My first real encounter with paintings took place in the Musée d'Orsay during a summer trip to Europe when I was 19. I stared in amazement at Édouard Manet's Déjeuner sur l’Herbe.The plump female nude at the heart of the canvas, who so scandalized 19th-century opinion in the Paris Salon, could still stop visitors in their tracks more than a hundred years later.









Over the years, I had gotten acquainted with more artists and their works. One of those who fascinated me was Eugène Delacroix. Delacroix, the painter of pleasure and pain. The creator of The Barque of Dante repeatedly depicted the first sin, and his paintings present man's savagery; they show his cursed side. He sizes up the disaster of the world, and through some act of grace, manages to save it from destruction.

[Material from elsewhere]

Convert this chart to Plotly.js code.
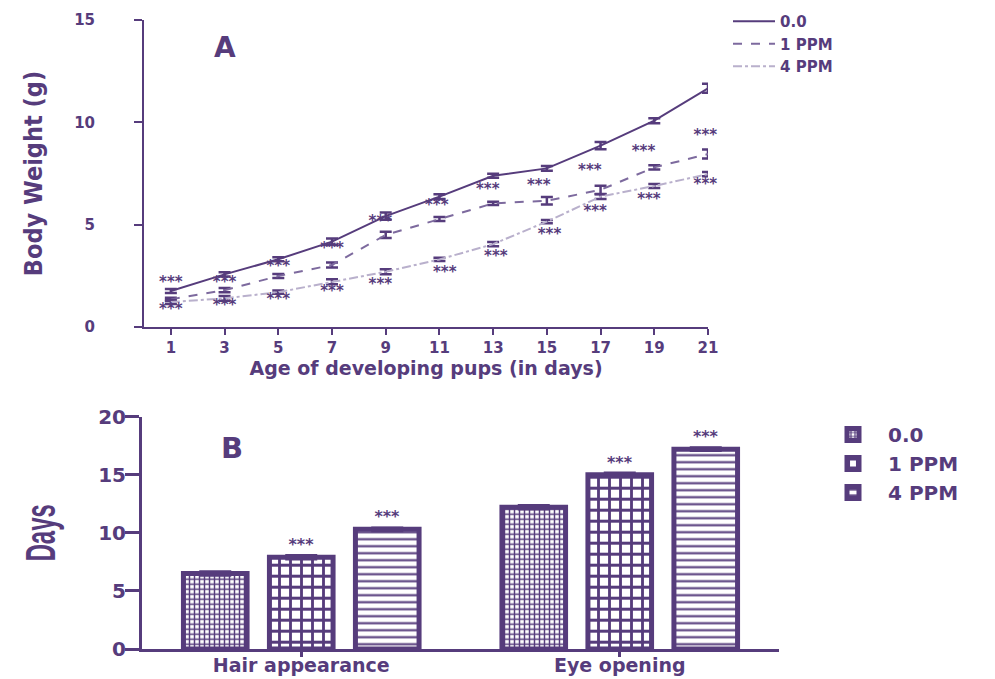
<!DOCTYPE html>
<html>
<head>
<meta charset="utf-8">
<script src="https://cdn.plot.ly/plotly-3.0.1.min.js"></script>
<style>html,body{margin:0;padding:0;background:#fff;}#chart{width:995px;height:679px;}</style>
</head>
<body>
<div id="chart"></div>
<script>
// ---- Panel A data: body weight (g) by age (days) ----
const days = [1, 3, 5, 7, 9, 11, 13, 15, 17, 19, 21];
const control = [1.76, 2.57, 3.31, 4.17, 5.42, 6.37, 7.39, 7.75, 8.86, 10.08, 11.66];
const controlErr = [0.1, 0.1, 0.1, 0.15, 0.18, 0.12, 0.1, 0.12, 0.18, 0.12, 0.22];
const ppm1 = [1.35, 1.80, 2.49, 3.03, 4.50, 5.28, 6.04, 6.17, 6.70, 7.80, 8.45];
const ppm1Err = [0.08, 0.1, 0.1, 0.12, 0.15, 0.1, 0.08, 0.18, 0.2, 0.1, 0.22];
const ppm4 = [1.22, 1.40, 1.70, 2.21, 2.70, 3.30, 4.05, 5.15, 6.37, 6.89, 7.47];
const ppm4Err = [0.1, 0.12, 0.08, 0.12, 0.12, 0.08, 0.1, 0.08, 0.12, 0.1, 0.1];
const seriesNames = ["0.0", "1 PPM", "4 PPM"];
// significance marks in panel A
const starX = [1, 1, 3, 3, 5, 5, 7, 7, 8.8, 8.8, 10.9, 11.2, 12.8, 13.1, 14.7, 15.1, 16.6, 16.8, 18.6, 18.8, 20.9, 20.9];
const starY = [2.16, 0.83, 2.15, 0.99, 2.9, 1.32, 3.8, 1.70, 5.14, 2.05, 5.91, 2.65, 6.69, 3.43, 6.90, 4.49, 7.59, 5.63, 8.56, 6.17, 9.33, 6.94];
const starLabel = "***";

// ---- Panel B data: days to developmental milestone ----
const milestones = ["Hair appearance", "Eye opening"];
const bar0 = [6.5, 12.2];
const bar0Err = [0.15, 0.15];
const bar1 = [7.9, 15.0];
const bar1Err = [0.15, 0.15];
const bar4 = [10.3, 17.2];
const bar4Err = [0.12, 0.12];
const bar0Stars = ["", ""];
const bar1Stars = ["***", "***"];
const bar4Stars = ["***", "***"];

const dark = "#563c7c";
const mid = "#7d6a9e";
const light = "#b9b0cc";
const FONT = "DejaVu Sans, Liberation Sans, sans-serif";
const NARROW = "DejaVu Sans Condensed, Liberation Sans, sans-serif";

function errA(arr) {
  return {type: "data", array: arr, visible: true, color: dark, thickness: 2.5, width: 6};
}

const traces = [
  {x: days, y: control, name: seriesNames[0], type: "scatter", mode: "lines",
   line: {color: dark, width: 2, dash: "solid"}, error_y: errA(controlErr), xaxis: "x", yaxis: "y", legend: "legend"},
  {x: days, y: ppm1, name: seriesNames[1], type: "scatter", mode: "lines",
   line: {color: mid, width: 2, dash: "dash"}, error_y: errA(ppm1Err), xaxis: "x", yaxis: "y", legend: "legend"},
  {x: days, y: ppm4, name: seriesNames[2], type: "scatter", mode: "lines",
   line: {color: light, width: 2, dash: "dashdot"}, error_y: errA(ppm4Err), xaxis: "x", yaxis: "y", legend: "legend"},
  {x: starX, y: starY, text: starX.map(() => starLabel), type: "scatter", mode: "text",
   textposition: "middle center", cliponaxis: false,
   textfont: {family: FONT, size: 15, color: dark, weight: "bold"},
   showlegend: false, hoverinfo: "skip", xaxis: "x", yaxis: "y"},
];

function barTrace(vals, errs, stars, name, pattern) {
  return {
    x: milestones, y: vals, name: name, type: "bar", xaxis: "x2", yaxis: "y2", legend: "legend2",
    text: stars, textposition: "outside", cliponaxis: false,
    textfont: {family: FONT, size: 16, color: dark, weight: "bold"},
    marker: {color: "#ffffff", line: {color: dark, width: 5},
             pattern: Object.assign({fgcolor: dark, bgcolor: "#ffffff", fillmode: "replace"}, pattern)},
    error_y: {type: "data", array: errs, visible: true, color: dark, thickness: 3, width: 16}
  };
}
traces.push(barTrace(bar0, bar0Err, bar0Stars, seriesNames[0], {shape: "+", size: 5, solidity: 0.5}));
traces.push(barTrace(bar1, bar1Err, bar1Stars, seriesNames[1], {shape: "+", size: 11, solidity: 0.45}));
traces.push(barTrace(bar4, bar4Err, bar4Stars, seriesNames[2], {shape: "-", size: 7, solidity: 0.3}));

const W = 995, H = 679;
const axTickFont = {family: FONT, size: 15, color: dark, weight: "bold"};

const layout = {
  width: W, height: H,
  margin: {l: 0, r: 0, t: 0, b: 0},
  paper_bgcolor: "#ffffff", plot_bgcolor: "#ffffff",
  font: {family: FONT, color: dark},
  barmode: "group", bargap: 0.19, bargroupgap: 0.26,
  xaxis: {
    domain: [144 / W, 708 / W], range: [0, 21], anchor: "y",
    tickmode: "array", tickvals: days, ticks: "outside", ticklen: 6, tickwidth: 2, tickcolor: dark,
    showline: true, linecolor: dark, linewidth: 2, showgrid: false, zeroline: false,
    tickfont: axTickFont,
    title: {text: "Age of developing pups (in days)", font: {family: FONT, size: 19, color: dark, weight: "bold"}, standoff: 4}
  },
  yaxis: {
    domain: [1 - 327 / H, 1 - 20 / H], range: [0, 15], anchor: "x",
    tickmode: "array", tickvals: [0, 5, 10, 15], ticks: "outside", ticklen: 8, tickwidth: 2, tickcolor: dark,
    ticklabelstandoff: 36,
    showline: true, linecolor: dark, linewidth: 2, showgrid: false, zeroline: false,
    tickfont: axTickFont,
    title: {text: "Body Weight (g)", font: {family: NARROW, size: 25, color: dark, weight: "bold"}, standoff: 24}
  },
  xaxis2: {
    domain: [142 / W, 779 / W], anchor: "y2", type: "category",
    ticks: "outside", ticklen: 5, tickwidth: 3, tickcolor: dark, ticklabelstandoff: -8,
    showline: true, linecolor: dark, linewidth: 3, showgrid: false, zeroline: false,
    tickfont: {family: FONT, size: 19, color: dark, weight: "bold"}
  },
  yaxis2: {
    domain: [1 - 649 / H, 1 - 416.7 / H], range: [0, 20], anchor: "x2",
    tickmode: "array", tickvals: [0, 5, 10, 15, 20], ticks: "outside", ticklen: 14, tickwidth: 3, tickcolor: dark,
    ticklabelstandoff: -5,
    showline: true, linecolor: dark, linewidth: 3, showgrid: false, zeroline: false,
    tickfont: {family: FONT, size: 20, color: dark, weight: "bold"},
    title: {text: "Days", font: {family: "Liberation Sans, sans-serif", size: 42, color: dark, weight: "bold"}, standoff: 30}
  },
  legend: {
    x: 728 / W, y: 1 - 5 / H, xanchor: "left", yanchor: "top",
    font: {family: FONT, size: 15, color: dark, weight: "bold"},
    tracegroupgap: 0, itemwidth: 42, bgcolor: "rgba(0,0,0,0)"
  },
  legend2: {
    x: 818 / W, y: 1 - 415 / H, xanchor: "left", yanchor: "top",
    font: {family: FONT, size: 20, color: dark, weight: "bold"},
    tracegroupgap: 0, itemwidth: 60, bgcolor: "rgba(0,0,0,0)"
  },
  annotations: [
    {text: "A", xref: "paper", yref: "paper", x: 225 / W, y: 1 - 48 / H, showarrow: false,
     xanchor: "center", yanchor: "middle", font: {family: FONT, size: 28, color: dark, weight: "bold"}},
    {text: "B", xref: "paper", yref: "paper", x: 232 / W, y: 1 - 448 / H, showarrow: false,
     xanchor: "center", yanchor: "middle", font: {family: FONT, size: 29, color: dark, weight: "bold"}}
  ],
  showlegend: true
};

Plotly.newPlot("chart", traces, layout, {displayModeBar: false, staticPlot: true}).then(function () {
  // narrow the tall "Days" title like the original figure
  document.querySelectorAll(".g-y2title text").forEach(function (t) {
    t.setAttribute("textLength", 57);
    t.setAttribute("lengthAdjust", "spacingAndGlyphs");
  });
});
</script>
</body>
</html>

From the story You’re Ugly, Too by Lorrie Moore

Another time, he described to her his recent trip to the Louvre. “And there I was in front of Delacroix’s The Barque of Dante, and everyone else had wandered off, so I had my own private audience with it, all those agonized shades splayed in every direction, and there’s this motion in that painting that starts at the bottom, swirling and building up into the red fabric of Dante’s hood, swirling out into the distance, where you see these orange flames —” 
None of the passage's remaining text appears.